CEO du spécialiste de la formation à l’anglais My English School qu’elle a racheté au moment de la crise du Covid, Déborah Guillotin est également business angel. L’entrepreneuse accorde une importance toute particulière aux valeurs véhiculées par les projets et leur impact.

Décideurs. Qu’est-ce qui vous a donné l’envie d’entreprendre ?

Déborah Guillotin. J’ai toujours aimé "faire" dans les entreprises pour lesquelles je travaillais, qu’il s’agisse de grands groupes ou de start-up. Lors de la crise du Covid, j’ai eu la possibilité de racheter My English School où j’étais employée. À l’époque, la société perdait de l’argent mais elle avait du potentiel. Pour redresser la barre, j’ai changé toute la méthode notamment en réduisant les délais de paiement et en renégociant des contrats. En revanche, nous n’avons pas fait appel au chômage partiel.

Vous avez affirmé sur LinkedIn être "totalement d’accord" avec le fait d’être taxée à 70 % sur vos entreprises. Pourquoi cela ?
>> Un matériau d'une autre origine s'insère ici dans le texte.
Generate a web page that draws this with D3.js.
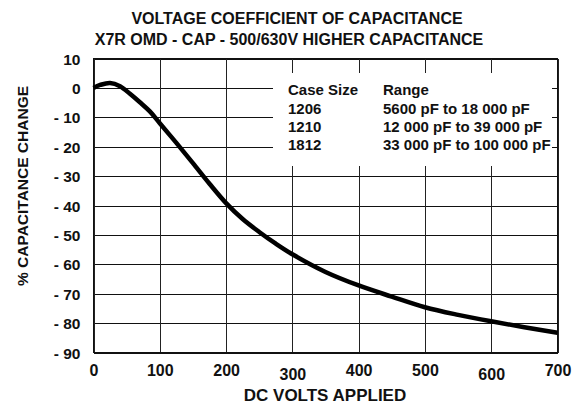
<!DOCTYPE html>
<html>
<head>
<meta charset="utf-8">
<script src="https://cdn.jsdelivr.net/npm/d3@7"></script>
<style>
  html, body { margin: 0; padding: 0; background: #fff; }
  svg { display: block; font-family: "Liberation Sans", Arial, Helvetica, sans-serif; font-weight: bold; }
</style>
</head>
<body>
<svg id="chart" width="582" height="406"></svg>
<script>
// ---- data ----
const titleLines = ["VOLTAGE COEFFICIENT OF CAPACITANCE", "X7R OMD - CAP - 500/630V HIGHER CAPACITANCE"];
const xTitle = "DC VOLTS APPLIED";
const yTitle = "% CAPACITANCE CHANGE";
const xTicks = [0, 100, 200, 300, 400, 500, 600, 700];
const yTicks = [10, 0, -10, -20, -30, -40, -50, -60, -70, -80, -90];
const volts = [0, 10, 25, 40, 55, 70, 85, 100, 125, 150, 175, 200, 225, 250, 275, 300, 350, 400, 450, 500, 550, 600, 650, 700];
const capChange = [0, 1.0, 1.7, 0.6, -2.0, -4.9, -8.0, -12.0, -18.7, -25.6, -32.6, -39.2, -44.6, -49.0, -53.0, -56.6, -62.6, -67.2, -71.0, -74.6, -77.2, -79.4, -81.4, -83.3];
const legendHeader = ["Case Size", "Range"];
const caseSizes = ["1206", "1210", "1812"];
const ranges = ["5600 pF to 18 000 pF", "12 000 pF to 39 000 pF", "33 000 pF to 100 000 pF"];

// ---- layout ----
const svg = d3.select("#chart");
const L = 93.5, R = 557.5, T = 58.5, B = 352.5;
const x = d3.scaleLinear().domain([0, 700]).range([L, R]);
const y = d3.scaleLinear().domain([-90, 10]).range([B, T]);

// title
svg.append("g").selectAll("text").data(titleLines).join("text")
  .attr("x", (d, i) => i === 0 ? 297 : 289)
  .attr("y", (d, i) => i === 0 ? 23.5 : 44.5)
  .attr("text-anchor", "middle")
  .attr("font-size", 16)
  .attr("fill", "#111")
  .text(d => d);

// gridlines via axes
const yAxis = d3.axisLeft(y).tickValues(yTicks).tickSize(-(R - L)).tickPadding(13)
  .tickFormat(d => d < 0 ? "- " + Math.abs(d) : String(d));
const gy = svg.append("g").attr("transform", `translate(${L},0)`).call(yAxis);
gy.select(".domain").remove();
gy.selectAll(".tick line").attr("stroke", "#111").attr("shape-rendering", "crispEdges");
gy.selectAll(".tick text").attr("font-size", 15.5).attr("font-family", null).attr("fill", "#111").attr("dy", "0.36em");

const xNudge = {300: 4, 600: 4};
const xAxis = d3.axisBottom(x).tickValues(xTicks).tickSize(-(B - T)).tickPadding(13)
  .tickFormat(d => String(d));
const gx = svg.append("g").attr("transform", `translate(0,${B})`).call(xAxis);
gx.select(".domain").remove();
gx.selectAll(".tick line").attr("stroke", "#222").attr("shape-rendering", "crispEdges");
gx.selectAll(".tick text").attr("font-size", 16).attr("font-family", null).attr("fill", "#111")
  .attr("dy", "0.71em").attr("y", d => 12.5 + (xNudge[d] || 0));

// frame
svg.append("rect").attr("x", L).attr("y", T).attr("width", R - L).attr("height", B - T)
  .attr("fill", "none").attr("stroke", "#111").attr("shape-rendering", "crispEdges");

// legend box (white, covering gridlines)
svg.append("rect").attr("x", 273).attr("y", 73).attr("width", 279).attr("height", 93).attr("fill", "#fff");
const lg = svg.append("g").attr("font-size", 15).attr("fill", "#111");
lg.append("text").attr("x", 288).attr("y", 95).text(legendHeader[0]);
lg.append("text").attr("x", 383).attr("y", 95).text(legendHeader[1]);
lg.selectAll(".cs").data(caseSizes).join("text").attr("class", "cs")
  .attr("x", 288).attr("y", (d, i) => 113.5 + i * 18.3).text(d => d);
lg.selectAll(".rg").data(ranges).join("text").attr("class", "rg")
  .attr("x", 383).attr("y", (d, i) => 113.5 + i * 18.3).text(d => d);

// curve
const pts = volts.map((v, i) => [v, capChange[i]]);
svg.append("path").datum(pts)
  .attr("d", d3.line().x(d => x(d[0])).y(d => y(d[1])).curve(d3.curveCatmullRom.alpha(0.5)))
  .attr("fill", "none").attr("stroke", "#000").attr("stroke-width", 4.5)
  .attr("stroke-linejoin", "round").attr("stroke-linecap", "butt");

// axis titles
svg.append("text").attr("x", 325).attr("y", 401).attr("text-anchor", "middle")
  .attr("font-size", 17).attr("fill", "#111").text(xTitle);
svg.append("text").attr("transform", "translate(28,186) rotate(-90)").attr("text-anchor", "middle")
  .attr("font-size", 15.5).attr("fill", "#111").text(yTitle);
</script>
</body>
</html>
J’ai grandi dans une cité. J’ai perdu ma mère quand j’avais 9 ans et mon père ne m’a pas reconnue. J’ai été pupille de l’État, lequel m’a tout payé. Mon malheur a aussi été une chance. Seulement 2 % des gens qui naissent dans des familles pauvres arrivent à s’élever grâce à la méritocratie. Ma compagne est enceinte de jumeaux et j’ai demandé qu’on ne touche pas les 2 200 euros de prime de naissance car d’autres en ont plus besoin que nous. L’administration m’a répondu que ce n’était pas possible. Je pense que l’on devrait être soutenu et payer nos impôts à la hauteur de nos revenus et de nos besoins réels. Par ailleurs, je veux aussi tendre la main à ceux à qui on refuse de l’aide.

Est-ce pour cela que vous êtes devenue business angel ?

Oui. J’ai envie de bien mettre à profit mon peu de temps sur Terre en étant un employeur qui contribue à rendre heureux ses collaborateurs et leur permet de vivre décemment de leur travail car ce sont eux qui font tourner l’entreprise. Mais aussi en finançant des projets. À 34 ans, je dispose de 30 millions d’euros de patrimoine. Je n’ai pas besoin d’être multimillionnaire. Je respecte les grandes fortunes françaises car elles apportent beaucoup au pays. Je ne suis pas pour ce qui divise. Me concernant, je souhaite redistribuer ma richesse. Je finance des start-up capables de créer des business qui fonctionnent. Pas celles qui vont forcément devenir de très grandes sociétés. Avec ma compagne, nous avons créé un fonds. En France, lorsqu’on investit dans une start-up, qu’on y reste au moins deux ans, qu’on est au board et qu’on s’engage à vraiment accompagner les fondateurs, notre investissement est déductible des impôts et les plus-values ne sont pas taxées. Je réinvestis ensuite cet argent. Pas pour devenir de plus en plus riche mais pour nourrir ce cercle vertueux. Je suis pour un capitalisme communiste en quelque sorte !

"Je mise sur des fondateurs qui portent des projets capables d’aider les gens"

Quelles entreprises accompagnez-vous ?

Je mise sur des fondateurs avec qui un lien se crée et qui portent des projets capables d’aider les gens. Je veux partager mon état d’esprit avec ces entrepreneurs et qu’ils s’engagent, s’ils arrivent un jour à dégager de l’argent, à le réinvestir dans d’autres entreprises. N’ayant pas d’expertise dans le hardware, ce n’est pas mon secteur privilégié. En revanche, je dispose d’expérience dans le digital. J’ai investi dans Icon, qui permet à des personnes arrivant dans une ville de faire des rencontres, mais également dans la solution de financement Karmen, qui accompagne les petites start-up. Mon fonds a aussi des parts dans Life ! qui aide les personnes dont le budget est serré à trouver le bon centre funéraire en cas de décès d’un proche. J’ai également financé Lipitt qui effectue des traductions dans toutes les langues en temps réel avec la voix de la personne. C’est une entreprise qui participe à l’ouverture au monde.

Quelle est votre ambition ?

Je suis peut-être un peu utopiste mais je pense que si les petites entreprises, qui représentent la majeure partie du PIB français, mettaient leur intelligence collective au service des autres, on pourrait changer les choses rapidement. Par ailleurs, j’ai un projet en tête qui consisterait à racheter de beaux bâtiments dans les centres-villes pour héberger des SDF moyennant un euro symbolique par mois pendant un an afin de leur permettre de se réinsérer dans la société. Cela coûtera des millions mais je pense que j’y arriverai. En tout cas, j’agis à mon niveau, par étape, et je fais des choses qui vont dans la direction que je me suis donnée.